Viele asiatische/osteuropäische Winterreifen „eine Gefahr“, meint die GTÜ
Nachdem die Gesellschaft für Technische Überwachung (GTÜ) im Sommer vergangenen Jahres nach eigenen Tests schon eindrücklich vor der von „Billigsommerreifen“ ausgehenden potenziellen Lebensgefahr gewarnt hatte, schlägt die Stuttgarter Prüfgesellschaft nun mit Blick auf Winterreifen erneut Alarm. „Auf nasser und matschiger Fahrbahn werden viele der Pneus aus asiatischer und osteuropäischer Produktion zur Gefahr für alle Verkehrsteilnehmer. Lange Bremswege und schlechte Handlingeigenschaften erhöhen das Unfallrisiko enorm“, so die GTÜ. Begründet wird diese Sicht der Dinge einmal mehr mit entsprechenden Tests, bei denen man die „am meisten verkauften ‚Billigreifen’ in Deutschland“ in der Dimension 205/55 R16 91H gegen ein Markenfabrikat in der gleichen Größe montiert jeweils an serienmäßigen VW Golf als Testfahrzeug antreten ließ. Einmal mehr spricht die GTÜ in diesem Zusammenhang von teilweise erschreckenden Ergebnissen.

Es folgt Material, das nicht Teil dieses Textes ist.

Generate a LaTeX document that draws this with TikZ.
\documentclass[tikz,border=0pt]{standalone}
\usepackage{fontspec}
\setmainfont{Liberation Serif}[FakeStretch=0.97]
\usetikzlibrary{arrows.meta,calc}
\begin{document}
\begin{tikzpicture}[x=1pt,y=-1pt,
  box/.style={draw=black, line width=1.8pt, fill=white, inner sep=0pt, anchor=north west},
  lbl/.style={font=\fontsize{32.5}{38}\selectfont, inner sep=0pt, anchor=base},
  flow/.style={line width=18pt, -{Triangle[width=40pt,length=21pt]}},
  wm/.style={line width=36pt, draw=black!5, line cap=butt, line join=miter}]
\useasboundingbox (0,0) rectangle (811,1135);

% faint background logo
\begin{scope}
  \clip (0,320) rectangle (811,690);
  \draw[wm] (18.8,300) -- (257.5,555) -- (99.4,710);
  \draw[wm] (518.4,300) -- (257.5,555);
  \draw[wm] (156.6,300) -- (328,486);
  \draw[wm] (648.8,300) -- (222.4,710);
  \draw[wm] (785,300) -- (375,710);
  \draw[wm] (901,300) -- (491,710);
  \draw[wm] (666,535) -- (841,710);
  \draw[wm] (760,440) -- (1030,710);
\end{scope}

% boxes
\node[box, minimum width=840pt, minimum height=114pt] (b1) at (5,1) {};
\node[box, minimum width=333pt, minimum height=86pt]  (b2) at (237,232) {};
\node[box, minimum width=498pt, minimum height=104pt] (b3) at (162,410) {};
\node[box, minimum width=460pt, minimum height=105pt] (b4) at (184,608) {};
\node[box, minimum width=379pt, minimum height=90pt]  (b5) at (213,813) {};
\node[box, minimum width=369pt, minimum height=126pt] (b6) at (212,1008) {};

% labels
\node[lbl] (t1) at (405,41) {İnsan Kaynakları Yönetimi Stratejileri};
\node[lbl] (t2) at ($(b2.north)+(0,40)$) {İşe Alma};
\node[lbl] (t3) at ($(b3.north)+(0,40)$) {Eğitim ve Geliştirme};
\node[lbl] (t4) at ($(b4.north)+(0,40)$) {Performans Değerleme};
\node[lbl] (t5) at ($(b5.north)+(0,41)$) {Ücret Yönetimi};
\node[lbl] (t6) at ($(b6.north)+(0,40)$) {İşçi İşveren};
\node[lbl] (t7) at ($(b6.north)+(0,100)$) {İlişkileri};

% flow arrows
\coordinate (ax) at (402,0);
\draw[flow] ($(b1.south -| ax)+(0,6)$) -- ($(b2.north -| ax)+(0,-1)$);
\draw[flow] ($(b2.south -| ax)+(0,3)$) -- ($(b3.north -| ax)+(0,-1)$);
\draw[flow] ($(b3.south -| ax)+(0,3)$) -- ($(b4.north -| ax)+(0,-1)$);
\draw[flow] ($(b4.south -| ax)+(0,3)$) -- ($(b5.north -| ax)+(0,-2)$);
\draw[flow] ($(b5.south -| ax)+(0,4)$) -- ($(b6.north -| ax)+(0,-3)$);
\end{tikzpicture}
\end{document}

Als Referenz diente Dunlops „Winter Sport 5“, während als Produkte „aus der unteren Preisklasse“ die Profile, Achilles „W101“, GT Radial „Champiro Winterpro“, Infinity „INF 049“, Kormoran „Snowpro B2“, Linglong „R650LL“, Ovation „W586“ und Racealone „Snoway I“ ihr Können hinsichtlich Bremsweg, Nässe- und Handlingeigenschaften beweisen mussten. Insgesamt sollen die „Billigreifen“ dabei Schwächen in allen Disziplinen gezeigt haben, obwohl sie etwa beim Bremstest auf Schnee (50 km/h auf 5 km/h) beim ersten Blick auf die Messwerte – so die GTÜ – gar nicht so schlecht abschneiden. Der Unterschied werde erst beim gesamten Anhalteweg deutlich, heißt es aber ergänzend. „Insgesamt schneiden die ‚Billigreifen’ beim Bremsen auf geschlossener Schneedecke schlechter ab als der Referenzreifen. Die Unterschiede sind zwar nicht sehr groß, aber man muss berücksichtigen, dass der Bremsvorgang nur bei geringer Geschwindigkeit durchgeführt wird“, erklärt der GTÜ-Sachverständige Ludger Monz die mit rund zwei Metern vergleichsweise geringe Differenz zwischen dem besten und dem schlechtesten Reifen in dieser Teildisziplin. Der Gesamtanhalteweg mit dem Schlechtesten soll aber mehr als eine Fahrzeuglänge mehr betragen haben als mit dem Referenzreifen.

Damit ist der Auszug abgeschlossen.